## Work required
Make an exact copy of all the material below, apart from the pictures.

--- START OF Material provided ---

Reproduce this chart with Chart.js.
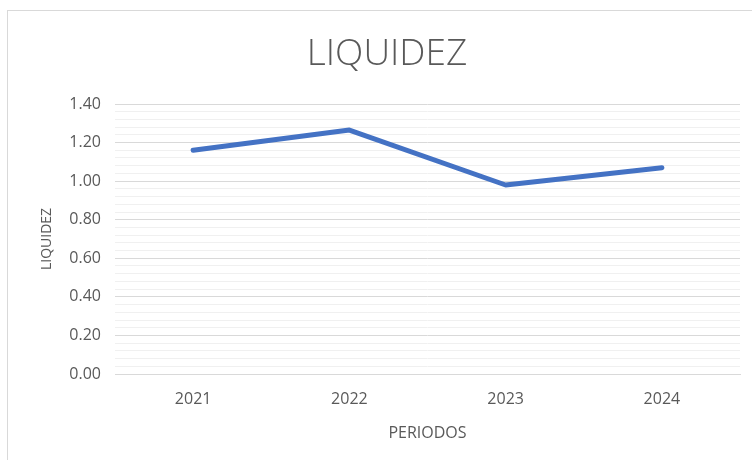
<!DOCTYPE html>
<html>
<head>
<meta charset="utf-8">
<script src="https://cdn.jsdelivr.net/npm/chart.js@4"></script>
<style>
  html, body { margin: 0; padding: 0; background: #fff; overflow: hidden; }
  #frame {
    position: absolute; left: 7px; top: 10px;
    width: 770px; height: 470px;
    border: 1px solid #d9d9d9; box-sizing: border-box;
  }
  #wrap { position: absolute; left: 10px; top: 10px; width: 756px; height: 460px; }
</style>
</head>
<body>
<div id="frame"></div>
<div id="wrap"><canvas id="liqChart"></canvas></div>
<script>
// datos del grafico
const periodos = ['2021', '2022', '2023', '2024'];
const liquidez = [1.16, 1.265, 0.98, 1.07];
const yTicks = [0, 0.2, 0.4, 0.6, 0.8, 1.0, 1.2, 1.4];

const FONT = "'Open Sans', 'Liberation Sans', sans-serif";

function isMajor(v) {
  return yTicks.some(t => Math.abs(t - v) < 1e-6);
}

const ctx = document.getElementById('liqChart').getContext('2d');
new Chart(ctx, {
  type: 'line',
  data: {
    labels: periodos,
    datasets: [{
      label: 'LIQUIDEZ',
      data: liquidez,
      borderColor: '#4472c4',
      borderWidth: 5,
      pointRadius: 0,
      borderCapStyle: 'round',
      borderJoinStyle: 'round',
      tension: 0,
      fill: false
    }]
  },
  options: {
    responsive: true,
    maintainAspectRatio: false,
    animation: false,
    layout: { padding: { top: 0, right: 26, bottom: 20, left: 24 } },
    plugins: {
      legend: { display: false },
      tooltip: { enabled: false },
      title: {
        display: true,
        text: 'LIQUIDEZ',
        color: '#595959',
        font: { family: FONT, size: 37, weight: '300' },
        padding: { top: 22, bottom: 27.6 }
      }
    },
    scales: {
      x: {
        offset: true,
        grid: { display: false, drawTicks: false },
        border: { display: true, color: '#d9d9d9' },
        ticks: { color: '#595959', font: { family: FONT, size: 16 }, padding: 16 },
        title: {
          display: true, text: 'PERIODOS', color: '#595959',
          font: { family: FONT, size: 16 }, padding: { top: 0, bottom: 7 }
        },
        afterFit: (s) => { s.height = 76; }
      },
      y: {
        min: 0,
        max: 1.4,
        border: { display: false },
        grid: {
          drawTicks: false,
          color: (c) => isMajor(c.tick.value) ? '#d9d9d9' : '#f0f0f0',
          lineWidth: 1
        },
        ticks: {
          stepSize: 0.04,
          autoSkip: false,
          color: '#595959',
          font: { family: FONT, size: 16 },
          padding: 14,
          callback: (v) => isMajor(v) ? Number(v).toFixed(2) : ''
        },
        title: {
          display: true, text: 'LIQUIDEZ', color: '#595959',
          font: { family: FONT, size: 14 }, padding: { top: 4.6, bottom: 0 }
        },
        afterFit: (s) => { s.width = 81; }
      }
    }
  }
});
</script>
</body>
</html>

--- END OF Material provided ---

## Written solution
Reproduce this chart with Chart.js.
<!DOCTYPE html>
<html>
<head>
<meta charset="utf-8">
<script src="https://cdn.jsdelivr.net/npm/chart.js@4"></script>
<style>
  html, body { margin: 0; padding: 0; background: #fff; overflow: hidden; }
  #frame {
    position: absolute; left: 7px; top: 10px;
    width: 770px; height: 470px;
    border: 1px solid #d9d9d9; box-sizing: border-box;
  }
  #wrap { position: absolute; left: 10px; top: 10px; width: 756px; height: 460px; }
</style>
</head>
<body>
<div id="frame"></div>
<div id="wrap"><canvas id="liqChart"></canvas></div>
<script>
// datos del grafico
const periodos = ['2021', '2022', '2023', '2024'];
const liquidez = [1.16, 1.265, 0.98, 1.07];
const yTicks = [0, 0.2, 0.4, 0.6, 0.8, 1.0, 1.2, 1.4];

const FONT = "'Open Sans', 'Liberation Sans', sans-serif";

function isMajor(v) {
  return yTicks.some(t => Math.abs(t - v) < 1e-6);
}

const ctx = document.getElementById('liqChart').getContext('2d');
new Chart(ctx, {
  type: 'line',
  data: {
    labels: periodos,
    datasets: [{
      label: 'LIQUIDEZ',
      data: liquidez,
      borderColor: '#4472c4',
      borderWidth: 5,
      pointRadius: 0,
      borderCapStyle: 'round',
      borderJoinStyle: 'round',
      tension: 0,
      fill: false
    }]
  },
  options: {
    responsive: true,
    maintainAspectRatio: false,
    animation: false,
    layout: { padding: { top: 0, right: 26, bottom: 20, left: 24 } },
    plugins: {
      legend: { display: false },
      tooltip: { enabled: false },
      title: {
        display: true,
        text: 'LIQUIDEZ',
        color: '#595959',
        font: { family: FONT, size: 37, weight: '300' },
        padding: { top: 22, bottom: 27.6 }
      }
    },
    scales: {
      x: {
        offset: true,
        grid: { display: false, drawTicks: false },
        border: { display: true, color: '#d9d9d9' },
        ticks: { color: '#595959', font: { family: FONT, size: 16 }, padding: 16 },
        title: {
          display: true, text: 'PERIODOS', color: '#595959',
          font: { family: FONT, size: 16 }, padding: { top: 0, bottom: 7 }
        },
        afterFit: (s) => { s.height = 76; }
      },
      y: {
        min: 0,
        max: 1.4,
        border: { display: false },
        grid: {
          drawTicks: false,
          color: (c) => isMajor(c.tick.value) ? '#d9d9d9' : '#f0f0f0',
          lineWidth: 1
        },
        ticks: {
          stepSize: 0.04,
          autoSkip: false,
          color: '#595959',
          font: { family: FONT, size: 16 },
          padding: 14,
          callback: (v) => isMajor(v) ? Number(v).toFixed(2) : ''
        },
        title: {
          display: true, text: 'LIQUIDEZ', color: '#595959',
          font: { family: FONT, size: 14 }, padding: { top: 4.6, bottom: 0 }
        },
        afterFit: (s) => { s.width = 81; }
      }
    }
  }
});
</script>
</body>
</html>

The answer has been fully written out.